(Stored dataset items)
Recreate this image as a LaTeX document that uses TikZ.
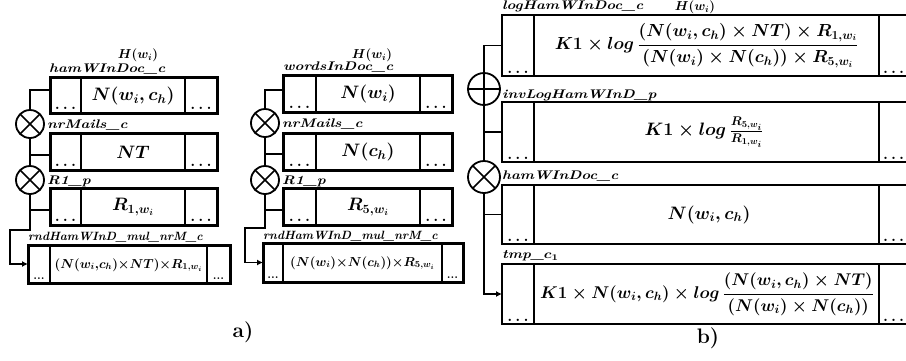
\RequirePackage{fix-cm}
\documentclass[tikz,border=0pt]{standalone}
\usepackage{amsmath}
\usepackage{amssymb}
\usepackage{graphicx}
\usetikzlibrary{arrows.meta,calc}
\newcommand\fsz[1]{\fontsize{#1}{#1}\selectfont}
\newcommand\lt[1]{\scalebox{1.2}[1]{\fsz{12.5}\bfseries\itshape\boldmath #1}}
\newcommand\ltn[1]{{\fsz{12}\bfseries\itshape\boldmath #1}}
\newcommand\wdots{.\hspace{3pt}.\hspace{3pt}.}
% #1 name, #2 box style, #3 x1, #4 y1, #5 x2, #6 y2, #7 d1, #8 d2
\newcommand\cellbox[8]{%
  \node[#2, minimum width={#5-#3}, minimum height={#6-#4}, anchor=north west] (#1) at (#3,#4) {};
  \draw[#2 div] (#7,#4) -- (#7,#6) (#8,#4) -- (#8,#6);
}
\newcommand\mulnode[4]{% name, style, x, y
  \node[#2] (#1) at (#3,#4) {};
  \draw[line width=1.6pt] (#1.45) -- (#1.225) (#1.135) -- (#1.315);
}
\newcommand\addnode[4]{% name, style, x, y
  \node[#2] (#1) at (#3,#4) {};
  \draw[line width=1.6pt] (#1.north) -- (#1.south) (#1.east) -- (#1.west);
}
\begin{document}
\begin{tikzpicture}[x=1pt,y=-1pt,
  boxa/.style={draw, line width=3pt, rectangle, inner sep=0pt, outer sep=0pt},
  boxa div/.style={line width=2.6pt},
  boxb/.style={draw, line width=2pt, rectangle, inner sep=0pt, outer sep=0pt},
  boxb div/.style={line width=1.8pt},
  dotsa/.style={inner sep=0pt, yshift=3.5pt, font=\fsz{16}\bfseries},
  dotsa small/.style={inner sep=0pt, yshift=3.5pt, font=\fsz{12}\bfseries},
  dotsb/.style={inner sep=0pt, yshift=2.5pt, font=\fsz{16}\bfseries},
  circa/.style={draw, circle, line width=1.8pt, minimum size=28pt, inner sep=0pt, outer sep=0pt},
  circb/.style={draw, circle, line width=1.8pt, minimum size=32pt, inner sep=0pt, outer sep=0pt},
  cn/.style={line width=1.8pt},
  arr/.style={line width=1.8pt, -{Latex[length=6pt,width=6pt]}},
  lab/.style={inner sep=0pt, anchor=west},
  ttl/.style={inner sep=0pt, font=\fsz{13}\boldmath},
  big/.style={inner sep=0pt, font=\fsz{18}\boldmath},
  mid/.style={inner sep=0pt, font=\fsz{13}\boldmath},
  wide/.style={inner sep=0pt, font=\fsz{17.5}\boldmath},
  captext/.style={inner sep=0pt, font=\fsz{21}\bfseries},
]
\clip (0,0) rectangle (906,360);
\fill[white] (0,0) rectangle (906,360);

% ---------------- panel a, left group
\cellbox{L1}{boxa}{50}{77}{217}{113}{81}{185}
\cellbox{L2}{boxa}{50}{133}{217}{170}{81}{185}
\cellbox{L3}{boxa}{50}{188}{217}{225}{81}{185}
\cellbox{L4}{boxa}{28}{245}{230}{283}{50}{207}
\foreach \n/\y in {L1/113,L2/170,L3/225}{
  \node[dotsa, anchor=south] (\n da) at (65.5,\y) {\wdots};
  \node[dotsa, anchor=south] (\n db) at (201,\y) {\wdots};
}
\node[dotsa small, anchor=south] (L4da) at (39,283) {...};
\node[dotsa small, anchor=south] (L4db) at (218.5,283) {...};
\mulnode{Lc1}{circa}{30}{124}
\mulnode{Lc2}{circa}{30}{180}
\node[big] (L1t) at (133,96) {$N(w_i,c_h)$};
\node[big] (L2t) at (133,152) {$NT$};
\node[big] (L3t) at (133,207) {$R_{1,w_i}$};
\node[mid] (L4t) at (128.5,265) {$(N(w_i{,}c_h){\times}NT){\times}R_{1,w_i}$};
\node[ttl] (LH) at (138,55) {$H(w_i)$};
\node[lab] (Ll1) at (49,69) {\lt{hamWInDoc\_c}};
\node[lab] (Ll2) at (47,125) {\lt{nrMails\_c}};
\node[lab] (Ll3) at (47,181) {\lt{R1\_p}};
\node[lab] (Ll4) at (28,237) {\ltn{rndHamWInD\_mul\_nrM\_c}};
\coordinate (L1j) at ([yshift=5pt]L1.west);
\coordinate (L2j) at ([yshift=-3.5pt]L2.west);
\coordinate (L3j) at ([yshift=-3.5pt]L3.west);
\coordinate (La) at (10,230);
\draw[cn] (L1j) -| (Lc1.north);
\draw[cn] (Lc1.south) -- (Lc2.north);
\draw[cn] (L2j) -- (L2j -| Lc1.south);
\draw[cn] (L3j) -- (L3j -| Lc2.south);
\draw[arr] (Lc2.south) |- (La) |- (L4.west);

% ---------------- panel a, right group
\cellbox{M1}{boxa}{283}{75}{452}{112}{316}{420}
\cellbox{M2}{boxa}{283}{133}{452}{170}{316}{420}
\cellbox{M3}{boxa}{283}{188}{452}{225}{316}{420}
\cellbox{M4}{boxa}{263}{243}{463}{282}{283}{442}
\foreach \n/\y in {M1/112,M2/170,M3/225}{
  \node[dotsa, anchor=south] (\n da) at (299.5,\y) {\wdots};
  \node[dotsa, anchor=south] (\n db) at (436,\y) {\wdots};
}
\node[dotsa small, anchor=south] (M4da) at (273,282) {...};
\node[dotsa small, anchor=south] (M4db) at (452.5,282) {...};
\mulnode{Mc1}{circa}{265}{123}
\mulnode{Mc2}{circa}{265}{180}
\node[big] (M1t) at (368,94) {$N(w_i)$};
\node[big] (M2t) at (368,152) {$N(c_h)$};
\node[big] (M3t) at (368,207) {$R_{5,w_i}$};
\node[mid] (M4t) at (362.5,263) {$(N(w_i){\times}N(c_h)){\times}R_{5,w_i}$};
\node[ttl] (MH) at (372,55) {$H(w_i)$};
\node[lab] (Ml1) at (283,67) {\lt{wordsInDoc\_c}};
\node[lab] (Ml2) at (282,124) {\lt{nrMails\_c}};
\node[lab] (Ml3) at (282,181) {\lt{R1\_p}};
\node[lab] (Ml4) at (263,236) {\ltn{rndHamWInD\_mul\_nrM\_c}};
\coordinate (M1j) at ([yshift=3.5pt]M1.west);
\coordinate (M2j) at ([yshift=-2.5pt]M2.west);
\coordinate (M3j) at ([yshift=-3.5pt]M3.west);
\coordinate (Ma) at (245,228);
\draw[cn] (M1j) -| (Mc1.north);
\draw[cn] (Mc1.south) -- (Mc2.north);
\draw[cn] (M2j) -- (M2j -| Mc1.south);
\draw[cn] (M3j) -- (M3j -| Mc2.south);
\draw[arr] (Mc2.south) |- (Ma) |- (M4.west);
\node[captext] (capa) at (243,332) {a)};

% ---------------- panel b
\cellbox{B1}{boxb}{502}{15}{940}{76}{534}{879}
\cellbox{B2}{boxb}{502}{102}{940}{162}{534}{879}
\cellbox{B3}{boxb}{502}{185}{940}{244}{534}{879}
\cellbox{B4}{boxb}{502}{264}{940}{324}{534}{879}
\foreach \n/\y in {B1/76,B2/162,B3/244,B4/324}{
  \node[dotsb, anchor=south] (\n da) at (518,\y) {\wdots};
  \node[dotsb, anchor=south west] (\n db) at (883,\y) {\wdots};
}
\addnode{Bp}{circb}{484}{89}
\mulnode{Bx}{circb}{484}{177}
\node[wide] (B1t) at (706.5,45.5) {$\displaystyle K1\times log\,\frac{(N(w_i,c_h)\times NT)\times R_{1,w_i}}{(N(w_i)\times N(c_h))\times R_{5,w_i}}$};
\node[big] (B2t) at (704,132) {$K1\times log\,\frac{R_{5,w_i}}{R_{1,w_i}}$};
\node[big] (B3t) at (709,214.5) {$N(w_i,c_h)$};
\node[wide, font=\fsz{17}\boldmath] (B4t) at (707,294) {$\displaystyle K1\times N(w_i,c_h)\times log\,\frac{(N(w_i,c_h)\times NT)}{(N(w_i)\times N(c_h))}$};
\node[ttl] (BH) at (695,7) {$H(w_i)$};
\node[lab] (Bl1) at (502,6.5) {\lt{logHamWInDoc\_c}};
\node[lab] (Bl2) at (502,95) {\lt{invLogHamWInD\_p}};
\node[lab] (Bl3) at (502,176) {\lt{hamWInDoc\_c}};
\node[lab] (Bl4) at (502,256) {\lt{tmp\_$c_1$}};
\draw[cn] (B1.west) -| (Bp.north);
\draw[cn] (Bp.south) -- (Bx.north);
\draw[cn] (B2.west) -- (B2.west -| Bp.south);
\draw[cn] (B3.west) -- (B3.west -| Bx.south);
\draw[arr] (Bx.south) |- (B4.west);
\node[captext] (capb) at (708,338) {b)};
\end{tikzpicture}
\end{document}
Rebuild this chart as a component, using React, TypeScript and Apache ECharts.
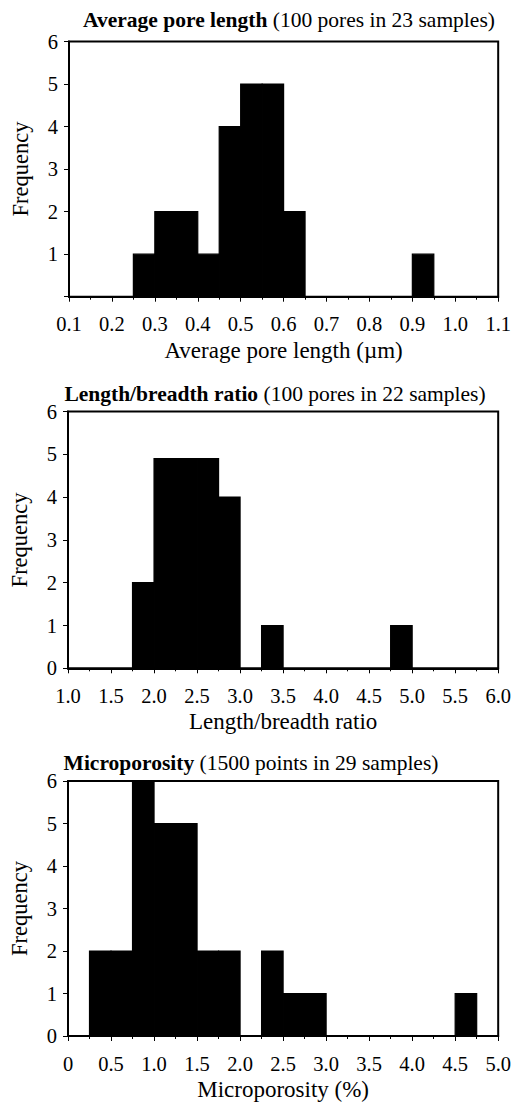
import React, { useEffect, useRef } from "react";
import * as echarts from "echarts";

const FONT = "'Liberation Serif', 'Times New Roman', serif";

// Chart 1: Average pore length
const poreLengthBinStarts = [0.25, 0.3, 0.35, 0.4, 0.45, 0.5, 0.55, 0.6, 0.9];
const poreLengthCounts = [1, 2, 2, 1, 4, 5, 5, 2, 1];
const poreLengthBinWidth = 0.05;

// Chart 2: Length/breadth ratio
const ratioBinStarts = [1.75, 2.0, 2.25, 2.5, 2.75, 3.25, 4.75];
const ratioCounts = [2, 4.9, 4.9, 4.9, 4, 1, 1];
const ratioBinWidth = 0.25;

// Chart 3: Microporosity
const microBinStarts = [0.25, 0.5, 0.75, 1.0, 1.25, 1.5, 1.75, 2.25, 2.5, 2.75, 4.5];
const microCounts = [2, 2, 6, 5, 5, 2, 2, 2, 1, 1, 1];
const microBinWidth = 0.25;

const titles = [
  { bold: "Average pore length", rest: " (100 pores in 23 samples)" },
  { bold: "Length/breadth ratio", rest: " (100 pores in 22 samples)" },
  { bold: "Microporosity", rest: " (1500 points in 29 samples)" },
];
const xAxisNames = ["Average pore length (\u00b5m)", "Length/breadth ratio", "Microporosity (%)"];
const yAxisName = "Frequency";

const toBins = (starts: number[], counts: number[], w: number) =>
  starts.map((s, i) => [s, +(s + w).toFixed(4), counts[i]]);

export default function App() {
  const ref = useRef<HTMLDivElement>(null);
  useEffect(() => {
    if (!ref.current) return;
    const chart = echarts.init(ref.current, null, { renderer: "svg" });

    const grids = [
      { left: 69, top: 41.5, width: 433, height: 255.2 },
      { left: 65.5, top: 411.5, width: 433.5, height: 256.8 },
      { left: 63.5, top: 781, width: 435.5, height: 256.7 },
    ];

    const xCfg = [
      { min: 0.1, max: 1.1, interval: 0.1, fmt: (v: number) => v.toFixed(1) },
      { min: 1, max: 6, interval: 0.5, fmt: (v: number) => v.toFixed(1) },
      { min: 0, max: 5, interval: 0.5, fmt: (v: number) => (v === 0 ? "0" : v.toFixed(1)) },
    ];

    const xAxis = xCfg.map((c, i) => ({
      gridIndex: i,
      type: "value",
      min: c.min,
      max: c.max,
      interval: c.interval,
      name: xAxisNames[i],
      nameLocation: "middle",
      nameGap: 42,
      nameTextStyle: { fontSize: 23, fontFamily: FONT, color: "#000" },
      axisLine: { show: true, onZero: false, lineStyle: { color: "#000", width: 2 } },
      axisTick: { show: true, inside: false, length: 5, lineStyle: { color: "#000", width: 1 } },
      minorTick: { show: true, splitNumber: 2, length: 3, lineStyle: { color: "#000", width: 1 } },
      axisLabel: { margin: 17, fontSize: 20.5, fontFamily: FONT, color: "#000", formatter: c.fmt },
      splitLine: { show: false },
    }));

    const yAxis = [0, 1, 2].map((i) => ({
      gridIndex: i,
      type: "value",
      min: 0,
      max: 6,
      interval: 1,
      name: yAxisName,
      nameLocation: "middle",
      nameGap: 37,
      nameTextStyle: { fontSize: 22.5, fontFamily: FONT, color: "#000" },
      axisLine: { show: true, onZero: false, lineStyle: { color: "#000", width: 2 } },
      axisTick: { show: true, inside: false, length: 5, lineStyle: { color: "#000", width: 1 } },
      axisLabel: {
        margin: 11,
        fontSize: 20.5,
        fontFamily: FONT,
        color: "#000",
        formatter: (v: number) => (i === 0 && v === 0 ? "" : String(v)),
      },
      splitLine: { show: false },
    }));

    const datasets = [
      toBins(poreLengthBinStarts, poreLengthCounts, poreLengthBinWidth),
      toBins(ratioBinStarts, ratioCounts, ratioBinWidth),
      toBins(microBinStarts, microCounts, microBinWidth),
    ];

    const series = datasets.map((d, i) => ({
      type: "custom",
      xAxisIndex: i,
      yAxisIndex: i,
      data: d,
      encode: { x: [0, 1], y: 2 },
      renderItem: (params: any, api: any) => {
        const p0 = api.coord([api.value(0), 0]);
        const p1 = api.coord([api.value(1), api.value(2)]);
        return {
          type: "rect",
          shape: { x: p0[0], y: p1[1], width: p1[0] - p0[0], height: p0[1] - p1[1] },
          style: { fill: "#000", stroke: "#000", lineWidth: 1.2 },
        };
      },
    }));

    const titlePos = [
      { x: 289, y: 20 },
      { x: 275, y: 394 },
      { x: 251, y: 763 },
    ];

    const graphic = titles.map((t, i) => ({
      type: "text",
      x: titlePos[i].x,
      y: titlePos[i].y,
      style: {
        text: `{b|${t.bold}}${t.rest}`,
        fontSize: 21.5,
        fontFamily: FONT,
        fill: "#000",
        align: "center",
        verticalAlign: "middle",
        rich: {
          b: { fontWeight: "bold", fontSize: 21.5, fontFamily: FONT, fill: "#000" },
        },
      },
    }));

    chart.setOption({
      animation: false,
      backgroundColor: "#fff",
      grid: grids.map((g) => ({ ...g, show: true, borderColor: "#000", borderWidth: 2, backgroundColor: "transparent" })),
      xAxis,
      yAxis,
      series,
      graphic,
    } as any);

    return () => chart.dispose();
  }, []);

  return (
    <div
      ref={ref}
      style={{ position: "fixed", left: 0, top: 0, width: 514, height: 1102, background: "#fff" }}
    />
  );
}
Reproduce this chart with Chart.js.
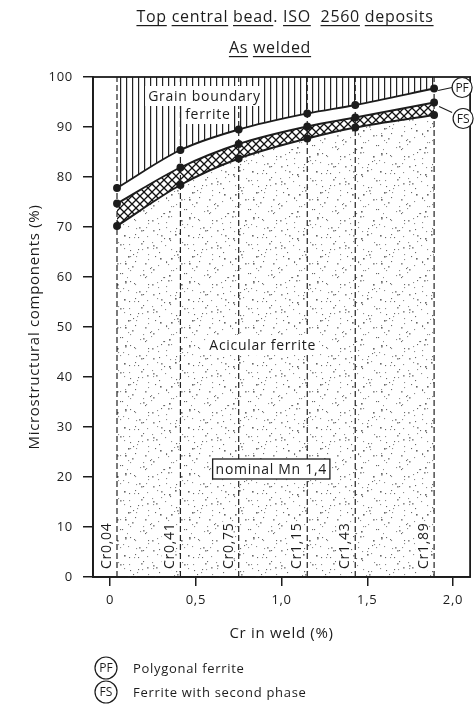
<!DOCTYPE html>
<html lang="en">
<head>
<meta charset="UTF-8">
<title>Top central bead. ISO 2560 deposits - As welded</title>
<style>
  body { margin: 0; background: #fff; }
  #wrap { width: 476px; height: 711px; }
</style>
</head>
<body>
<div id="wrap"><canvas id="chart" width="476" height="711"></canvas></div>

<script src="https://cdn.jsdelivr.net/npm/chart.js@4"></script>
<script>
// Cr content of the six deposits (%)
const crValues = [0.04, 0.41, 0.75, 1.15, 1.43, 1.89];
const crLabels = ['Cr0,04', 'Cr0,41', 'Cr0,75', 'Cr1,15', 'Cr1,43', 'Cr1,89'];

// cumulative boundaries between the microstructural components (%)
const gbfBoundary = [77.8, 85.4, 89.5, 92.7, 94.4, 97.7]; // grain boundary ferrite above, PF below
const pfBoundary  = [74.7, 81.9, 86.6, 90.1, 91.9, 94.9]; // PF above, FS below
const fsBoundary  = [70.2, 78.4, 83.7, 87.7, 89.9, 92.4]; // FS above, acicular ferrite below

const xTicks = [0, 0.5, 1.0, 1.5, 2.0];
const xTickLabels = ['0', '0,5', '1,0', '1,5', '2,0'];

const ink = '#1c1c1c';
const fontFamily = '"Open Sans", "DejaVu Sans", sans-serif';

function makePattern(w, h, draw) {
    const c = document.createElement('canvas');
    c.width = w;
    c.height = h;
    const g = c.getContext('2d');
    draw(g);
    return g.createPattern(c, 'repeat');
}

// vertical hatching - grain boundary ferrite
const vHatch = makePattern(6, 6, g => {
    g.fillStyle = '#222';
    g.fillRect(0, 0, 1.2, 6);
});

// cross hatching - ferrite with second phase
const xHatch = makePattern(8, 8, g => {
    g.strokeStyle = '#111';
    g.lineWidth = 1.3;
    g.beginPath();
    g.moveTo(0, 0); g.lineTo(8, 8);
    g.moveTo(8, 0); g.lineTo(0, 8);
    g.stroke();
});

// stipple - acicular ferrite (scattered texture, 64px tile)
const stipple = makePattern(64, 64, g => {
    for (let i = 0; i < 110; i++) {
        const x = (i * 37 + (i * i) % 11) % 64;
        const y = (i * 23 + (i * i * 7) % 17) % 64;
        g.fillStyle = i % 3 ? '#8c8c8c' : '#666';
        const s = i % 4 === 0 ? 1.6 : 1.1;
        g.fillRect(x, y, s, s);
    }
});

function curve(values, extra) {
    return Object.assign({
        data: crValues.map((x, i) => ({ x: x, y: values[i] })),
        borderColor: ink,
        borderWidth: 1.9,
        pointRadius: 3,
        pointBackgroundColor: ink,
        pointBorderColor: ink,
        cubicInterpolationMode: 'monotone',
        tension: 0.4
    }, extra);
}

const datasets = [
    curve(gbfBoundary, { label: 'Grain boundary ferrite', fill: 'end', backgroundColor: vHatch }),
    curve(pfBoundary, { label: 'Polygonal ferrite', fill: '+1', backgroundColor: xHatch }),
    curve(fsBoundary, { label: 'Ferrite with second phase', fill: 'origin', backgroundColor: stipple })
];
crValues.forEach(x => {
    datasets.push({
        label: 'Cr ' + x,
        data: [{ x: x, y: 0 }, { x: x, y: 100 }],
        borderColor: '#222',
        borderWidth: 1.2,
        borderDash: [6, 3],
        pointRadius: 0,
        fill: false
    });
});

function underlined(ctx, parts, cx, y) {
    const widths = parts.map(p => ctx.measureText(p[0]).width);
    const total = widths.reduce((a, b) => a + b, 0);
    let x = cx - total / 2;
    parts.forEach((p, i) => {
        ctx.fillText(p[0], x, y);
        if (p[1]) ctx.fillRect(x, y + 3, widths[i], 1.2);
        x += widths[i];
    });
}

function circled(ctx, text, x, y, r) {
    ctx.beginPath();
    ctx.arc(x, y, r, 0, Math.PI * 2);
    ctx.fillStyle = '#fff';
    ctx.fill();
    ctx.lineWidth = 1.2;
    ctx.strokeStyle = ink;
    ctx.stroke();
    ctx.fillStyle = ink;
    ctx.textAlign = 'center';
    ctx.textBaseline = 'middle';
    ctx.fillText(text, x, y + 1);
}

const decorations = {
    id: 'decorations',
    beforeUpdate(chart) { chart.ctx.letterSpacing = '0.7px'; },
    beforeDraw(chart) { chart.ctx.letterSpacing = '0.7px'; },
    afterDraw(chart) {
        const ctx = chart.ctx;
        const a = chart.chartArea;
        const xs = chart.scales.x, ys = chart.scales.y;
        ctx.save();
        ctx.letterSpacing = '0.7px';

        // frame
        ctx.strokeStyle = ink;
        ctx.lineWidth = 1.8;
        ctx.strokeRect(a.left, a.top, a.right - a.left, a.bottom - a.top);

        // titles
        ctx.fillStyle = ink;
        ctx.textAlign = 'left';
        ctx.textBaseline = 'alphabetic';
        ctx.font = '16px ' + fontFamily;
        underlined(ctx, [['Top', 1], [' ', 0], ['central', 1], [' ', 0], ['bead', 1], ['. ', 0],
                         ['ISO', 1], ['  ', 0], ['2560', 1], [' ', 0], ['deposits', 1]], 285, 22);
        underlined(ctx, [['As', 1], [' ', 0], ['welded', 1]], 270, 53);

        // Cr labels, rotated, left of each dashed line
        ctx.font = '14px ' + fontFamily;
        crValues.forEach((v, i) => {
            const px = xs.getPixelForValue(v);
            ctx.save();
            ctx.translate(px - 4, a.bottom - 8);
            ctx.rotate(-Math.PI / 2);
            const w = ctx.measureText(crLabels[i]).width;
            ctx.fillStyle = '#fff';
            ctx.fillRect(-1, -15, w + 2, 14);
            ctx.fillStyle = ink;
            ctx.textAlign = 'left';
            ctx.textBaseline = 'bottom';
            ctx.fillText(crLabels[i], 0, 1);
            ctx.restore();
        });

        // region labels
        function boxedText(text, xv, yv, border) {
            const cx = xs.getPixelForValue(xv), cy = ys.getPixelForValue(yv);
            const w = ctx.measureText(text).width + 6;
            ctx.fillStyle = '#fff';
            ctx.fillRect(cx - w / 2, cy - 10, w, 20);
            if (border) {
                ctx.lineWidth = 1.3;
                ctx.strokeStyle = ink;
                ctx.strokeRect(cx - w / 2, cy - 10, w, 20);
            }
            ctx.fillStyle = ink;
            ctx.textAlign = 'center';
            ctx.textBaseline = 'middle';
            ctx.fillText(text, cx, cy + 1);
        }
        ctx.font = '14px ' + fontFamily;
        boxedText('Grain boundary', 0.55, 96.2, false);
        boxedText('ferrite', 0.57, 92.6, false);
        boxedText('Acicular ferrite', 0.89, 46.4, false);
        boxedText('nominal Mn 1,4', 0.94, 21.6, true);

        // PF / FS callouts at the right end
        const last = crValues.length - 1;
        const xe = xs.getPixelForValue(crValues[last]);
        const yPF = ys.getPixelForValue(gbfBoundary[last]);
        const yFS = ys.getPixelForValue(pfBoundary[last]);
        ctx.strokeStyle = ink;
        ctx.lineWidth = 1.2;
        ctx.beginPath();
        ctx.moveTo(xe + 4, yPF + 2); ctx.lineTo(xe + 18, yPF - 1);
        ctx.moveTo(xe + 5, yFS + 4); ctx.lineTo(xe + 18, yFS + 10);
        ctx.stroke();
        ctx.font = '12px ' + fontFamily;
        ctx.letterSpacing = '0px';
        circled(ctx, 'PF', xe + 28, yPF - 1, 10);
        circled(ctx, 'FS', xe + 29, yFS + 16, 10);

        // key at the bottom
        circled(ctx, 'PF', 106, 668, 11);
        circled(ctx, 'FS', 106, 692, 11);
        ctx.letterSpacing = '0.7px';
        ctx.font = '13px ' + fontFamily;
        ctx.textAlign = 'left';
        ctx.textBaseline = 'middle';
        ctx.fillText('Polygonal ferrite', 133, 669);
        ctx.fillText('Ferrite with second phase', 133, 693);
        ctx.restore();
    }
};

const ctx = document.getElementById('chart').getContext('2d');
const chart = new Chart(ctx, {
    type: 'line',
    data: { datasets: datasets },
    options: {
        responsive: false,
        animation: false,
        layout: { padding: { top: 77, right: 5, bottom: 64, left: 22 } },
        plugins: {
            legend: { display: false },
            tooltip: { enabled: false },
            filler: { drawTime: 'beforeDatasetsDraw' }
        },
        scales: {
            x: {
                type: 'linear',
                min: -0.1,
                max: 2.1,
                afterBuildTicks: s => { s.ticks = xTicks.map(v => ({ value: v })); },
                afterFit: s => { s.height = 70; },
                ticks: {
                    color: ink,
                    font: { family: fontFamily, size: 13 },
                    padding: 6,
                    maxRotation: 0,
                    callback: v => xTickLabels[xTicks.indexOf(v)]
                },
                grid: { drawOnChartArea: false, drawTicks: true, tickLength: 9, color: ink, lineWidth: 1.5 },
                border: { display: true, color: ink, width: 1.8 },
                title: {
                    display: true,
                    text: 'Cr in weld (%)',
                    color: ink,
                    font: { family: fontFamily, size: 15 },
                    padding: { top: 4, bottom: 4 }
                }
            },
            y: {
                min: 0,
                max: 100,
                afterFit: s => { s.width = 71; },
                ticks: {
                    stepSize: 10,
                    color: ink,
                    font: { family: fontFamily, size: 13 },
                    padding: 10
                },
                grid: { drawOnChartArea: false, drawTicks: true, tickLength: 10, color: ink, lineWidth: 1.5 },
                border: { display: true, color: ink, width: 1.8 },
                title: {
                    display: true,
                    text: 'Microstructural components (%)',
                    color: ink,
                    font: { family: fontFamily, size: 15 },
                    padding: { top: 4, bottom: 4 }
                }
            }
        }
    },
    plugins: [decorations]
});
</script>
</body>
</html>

* _WHAT IS BEING ASKED_
Skip all pictures and retype only the stretch from the line that holds "Rebuild this chart" through the line that holds "const ratioBinWidth = 0.25;", exactly as written.

* _OUTPUT OF THE TASK_
Rebuild this chart as a component, using React, TypeScript and Apache ECharts.
import React, { useEffect, useRef } from "react";
import * as echarts from "echarts";

const FONT = "'Liberation Serif', 'Times New Roman', serif";

// Chart 1: Average pore length
const poreLengthBinStarts = [0.25, 0.3, 0.35, 0.4, 0.45, 0.5, 0.55, 0.6, 0.9];
const poreLengthCounts = [1, 2, 2, 1, 4, 5, 5, 2, 1];
const poreLengthBinWidth = 0.05;

// Chart 2: Length/breadth ratio
const ratioBinStarts = [1.75, 2.0, 2.25, 2.5, 2.75, 3.25, 4.75];
const ratioCounts = [2, 4.9, 4.9, 4.9, 4, 1, 1];
const ratioBinWidth = 0.25;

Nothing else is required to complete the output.